What it means for renters on the ground

Image by Freepik
Image by Freepik
For tenants, the practical effects are straightforward. Renters shopping for a new place now have more choices and more negotiating power. In some parts of the market, especially near new luxury developments, the advertised rent is no longer the final word. Prospective tenants can ask about waived fees, a free month, reduced parking charges, or a lower monthly rate and have a much better chance of getting a yes. Renters with expiring leases also have more leverage than they have had in years. Instead of assuming that renewal means a bigger bill, they can point to nearby vacancies and comparable listings as evidence that a flat renewal or modest cut makes more sense. Even where landlords do not lower the base rent, many are more willing to negotiate on other costs to avoid turnover. That relief will not reach everyone equally. Tenants in rent-stabilized housing are already operating under a different set of rules.
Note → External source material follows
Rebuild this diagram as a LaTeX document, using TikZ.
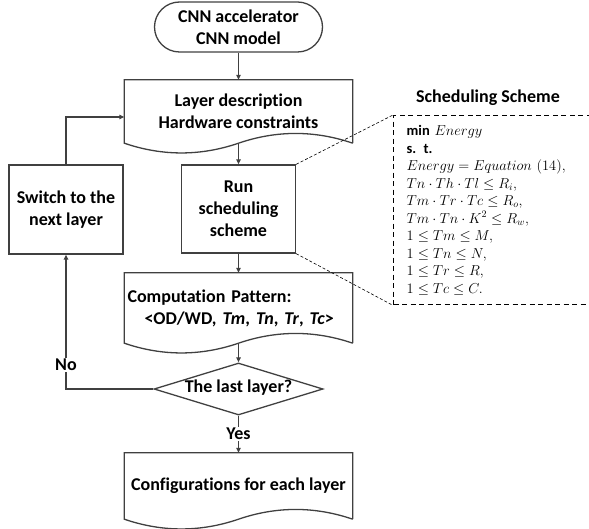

Lower-income renters in older buildings may not see dramatic price drops if their units never experienced the steepest run-up to begin with. And even at $2,167, the median new-lease rent in the metro remains painfully high for many households once groceries, utilities, transportation, and insurance are factored in. Still, the balance of power has shifted enough to matter. In a city where renters have spent years feeling trapped, even a modest market reset changes behavior. Households can comparison-shop again. Some can move into a better apartment without taking on a much larger payment. Others can stay put without feeling certain that the next renewal will force them out.

How long the renter-friendly window lasts

That will depend on whether supply keeps outrunning demand. If job growth strengthens and population trends stabilize, today’s vacancy cushion could narrow and rents could begin climbing again. If apartment construction slows sharply because financing remains expensive, the pipeline could thin out over time and restore some pricing power to landlords. For now, though, the underlying forces still favor renters. Los Angeles has more completed apartments hitting the market, vacancy is elevated by recent standards, and demand remains soft enough that landlords have fewer easy wins. In a region where rent relief has been hard to find, that is a meaningful change, not just a statistical footnote. The bigger takeaway is simple: Los Angeles is still one of America’s toughest rental markets, but it is no longer moving in only one direction. As long as supply keeps arriving faster than renter demand, tenants should continue to have more leverage than they have seen in years.